Perante a vinda de Jesus, a salvação de Deus, é certamente necessário um compromisso nada trivial de preparação interior e exterior, profetizado com as imagens sugestivas da construção da “estrada” que correspondem a ações morais e sociais concretas, explicitadas pelo próprio Baptista, na passagem seguinte do Evangelho de Lucas, sobre a qual meditaremos no próximo Domingo. Por enquanto, o que nos chama a atenção é a forma peculiar das frases sem a indicação do protagonista: “Todo vale será aterrado, toda montanha e colina serão rebaixadas;”. Por quem então essas coisas serão feitas? Obviamente, do imperativo anterior “endireitai suas veredas”. Os homens são legitimamente percebidos como aqueles que realizam essa ação. No entanto, a construção de verbos passivos normalmente implica Deus como o agente implícito. E então sob a ação divina, ao invés da obra humana, “as passagens tortuosas ficarão retas e os caminhos acidentados serão aplainados”, como confirma o profeta Baruch na primeira Leitura: “Deus ordenou que se abaixassem todos os altos montes e as colinas eternas, e se enchessem os vales, para aplainar a terra”. O milagre das ruas direitas e niveladas, das “estradas” no deserto, pertence sobretudo à graça de Deus que, em todo o caso, pede a colaboração de um homem de coração aberto para o acolher.
E esta é a mensagem, na verdade a boa nova, o Evangelho, a ser anunciado pelo Batista junto com todos os profetas enviados pelo Senhor.
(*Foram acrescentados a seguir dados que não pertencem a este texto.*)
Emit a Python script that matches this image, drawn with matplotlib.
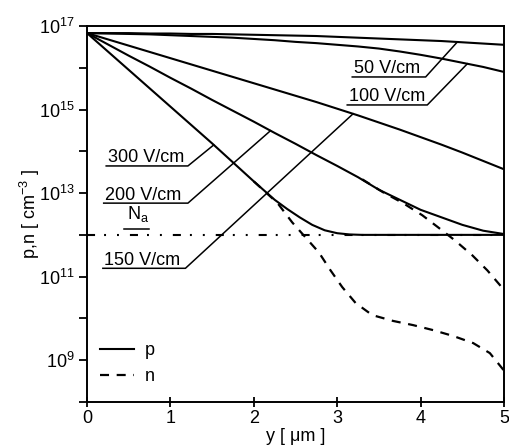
import numpy as np
import matplotlib
matplotlib.use("Agg")
import matplotlib.pyplot as plt
from matplotlib.ticker import FixedLocator, FuncFormatter, NullLocator

plt.rcParams['font.family'] = ['Liberation Sans', 'DejaVu Sans']
plt.rcParams['mathtext.fontset'] = 'custom'
plt.rcParams['mathtext.rm'] = 'Liberation Sans'
plt.rcParams['mathtext.it'] = 'Liberation Sans:italic'
plt.rcParams['lines.scale_dashes'] = False

# log10 of p along y [um]
y_um = [0, 0.25, 0.5, 0.75, 1, 1.25, 1.5, 1.75, 2, 2.25, 2.5, 2.75,
        3, 3.25, 3.5, 3.75, 4, 4.25, 4.5, 4.75, 5]
p_50 = [16.83, 16.83, 16.83, 16.82, 16.82, 16.81, 16.81, 16.80, 16.79, 16.78, 16.77,
        16.76, 16.74, 16.72, 16.70, 16.68, 16.66, 16.64, 16.61, 16.58, 16.55]
p_100 = [16.83, 16.82, 16.81, 16.80, 16.78, 16.76, 16.74, 16.72, 16.69, 16.66, 16.62,
         16.59, 16.55, 16.51, 16.46, 16.39, 16.31, 16.22, 16.12, 16.02, 15.90]
p_150 = [16.83, 16.68, 16.53, 16.38, 16.23, 16.08, 15.93, 15.78, 15.63, 15.48, 15.33,
         15.18, 15.02, 14.86, 14.69, 14.52, 14.34, 14.16, 13.97, 13.77, 13.57]
p_200 = [16.83, 16.56, 16.29, 16.03, 15.76, 15.50, 15.23, 14.97, 14.71, 14.44, 14.18,
         13.91, 13.65, 13.38, 13.08, 12.84, 12.60, 12.42, 12.24, 12.10, 12.02]

# 300 V/cm bends into Na, so it gets its own finer grid
p_300_y = [0, 0.5, 1, 1.5, 2, 2.25, 2.4, 2.55, 2.7, 2.85, 3.0, 3.15, 3.3, 5]
p_300 = [16.83, 15.95, 15.07, 14.19, 13.28, 12.84, 12.62, 12.42, 12.24, 12.11, 12.04,
         12.01, 12.0, 12.0]

# n where it leaves p
n_200_y = [3.3, 3.55, 3.79, 4.02, 4.21, 4.41, 4.62, 4.80, 4.95, 5.0]
n_200 = [13.33, 13.02, 12.76, 12.47, 12.18, 11.87, 11.51, 11.15, 10.80, 10.68]
n_300_y = [2.0, 2.285, 2.46, 2.62, 2.78, 2.92, 3.06, 3.22, 3.42, 3.67, 3.91,
           4.15, 4.39, 4.63, 4.83, 5.0]
n_300 = [13.28, 12.76, 12.30, 11.94, 11.58, 11.15, 10.75, 10.37, 10.08, 9.94, 9.84,
         9.72, 9.58, 9.41, 9.17, 8.75]

Na = 1e12

fields = ['50 V/cm', '100 V/cm', '150 V/cm', '200 V/cm', '300 V/cm']
curves_y = [y_um, y_um, y_um, y_um, p_300_y]
curves = [p_50, p_100, p_150, p_200, p_300]
# label: underline start x, corner x, underline log10 height, curve point x
label_x0 = [3.18, 3.12, 0.19, 0.20, 0.23]
label_x1 = [4.06, 4.08, 1.18, 1.21, 1.21]
label_h = [15.78, 15.11, 11.20, 12.76, 13.65]
label_to = [4.44, 4.56, 3.19, 2.20, 1.52]

fig = plt.figure(figsize=(5.1, 4.46), dpi=100)
ax = fig.add_axes([0.1706, 0.0987, 0.8177, 0.843])

ax.plot([0, 5], [Na, Na], color='black', lw=1.5,
        dashes=(5.8, 6.5, 1.4, 7.9, 1.4, 7.9))

lines = []
for cy, c in zip(curves_y, curves):
    l, = ax.plot(cy, 10 ** np.array(c), color='black', lw=1.5)
    lines.append(l)

n_line, = ax.plot(n_200_y, 10 ** np.array(n_200), color='black', lw=1.6, dashes=(6.5, 5.5))
ax.plot(n_300_y, 10 ** np.array(n_300), color='black', lw=1.6, dashes=(6.5, 5.5))

for name, cy, c, x0, x1, h, xt in zip(fields, curves_y, curves, label_x0, label_x1,
                                      label_h, label_to):
    yt = np.interp(xt, cy, c)
    ax.plot([x0, x1, xt], [10 ** h, 10 ** h, 10 ** yt], color='black', lw=1.1)
    ax.annotate(name, xy=(x0, 10 ** h), xytext=(1, 2.5), textcoords='offset points',
                va='baseline', ha='left', fontsize=13)

ax.plot([0.44, 0.74], [10 ** 12.14, 10 ** 12.14], color='black', lw=1.1)
ax.annotate('N$_\\mathregular{a}$', xy=(0.48, 10 ** 12.14), xytext=(0, 7),
            textcoords='offset points', va='baseline', ha='left', fontsize=13)

ax.set_yscale('log')
ax.set_xlim(0, 5)
ax.set_ylim(1e8, 1e17)

exps = list(range(8, 18))
ax.yaxis.set_major_locator(FixedLocator([10.0 ** e for e in exps]))
ax.yaxis.set_minor_locator(NullLocator())
ax.yaxis.set_major_formatter(FuncFormatter(
    lambda v, pos: '$\\mathregular{10^{%d}}$' % round(np.log10(v)) if round(np.log10(v)) % 2 == 1 else ''))
ax.set_xticks([0, 1, 2, 3, 4, 5])

ax.tick_params(axis='y', direction='out', length=6, width=1.3, pad=3, labelsize=13)
ax.tick_params(axis='x', direction='inout', length=7, width=1.3, pad=2, labelsize=13)
for s in ax.spines.values():
    s.set_linewidth(1.4)

ax.set_xlabel('y [ μm ]', fontsize=13, labelpad=1)
ax.set_ylabel('p,n [ cm$^{\\mathregular{-3}}$ ]', fontsize=13, labelpad=-2)

ax.legend([lines[0], n_line], ['p', 'n'], loc='lower left', bbox_to_anchor=(0.03, 0.045),
          frameon=False, handlelength=1.9, handletextpad=0.6, labelspacing=0.5,
          borderpad=0, borderaxespad=0, fontsize=13)

fig.savefig('out.png', dpi=100)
Esta será também a mensagem que todo cristão, profeta missionário de Cristo, fará ressoar ainda agora, especialmente no mundo de hoje, cheio de estradas tortuosas e inacessíveis, ravinas, montanhas, colinas. Como nos lembra o Papa Francisco, não é o momento de condenar, mas de proclamar sempre e a todos um “ano da graça” (Lc 4,19) de Deus “grande e misericordioso”, e isto apesar e talvez precisamente porque esta “geração corrompida e depravada” (Fil 2,15) continua a viver como se Deus não existisse. Em última análise, “Deus tanto amou o mundo que deu o seu Filho Unigênito […] Deus enviou o seu Filho ao mundo, não para condenar o mundo, mas para que este fosse salvo por meio dele.” (Jo 3,16-17). E todos nós, cristãos, somos então enviados por Cristo como o Pai o enviou. Ainda anunciamos sem cansaço, como o precursor de Cristo, a mensagem de esperança de amor e misericórdia de Deus que está por vir. E anunciemo-lo primeiro a nós próprios e depois aos demais, para que todos possamos nos preparar da melhor maneira para acolher o Senhor que vem com a sua graça.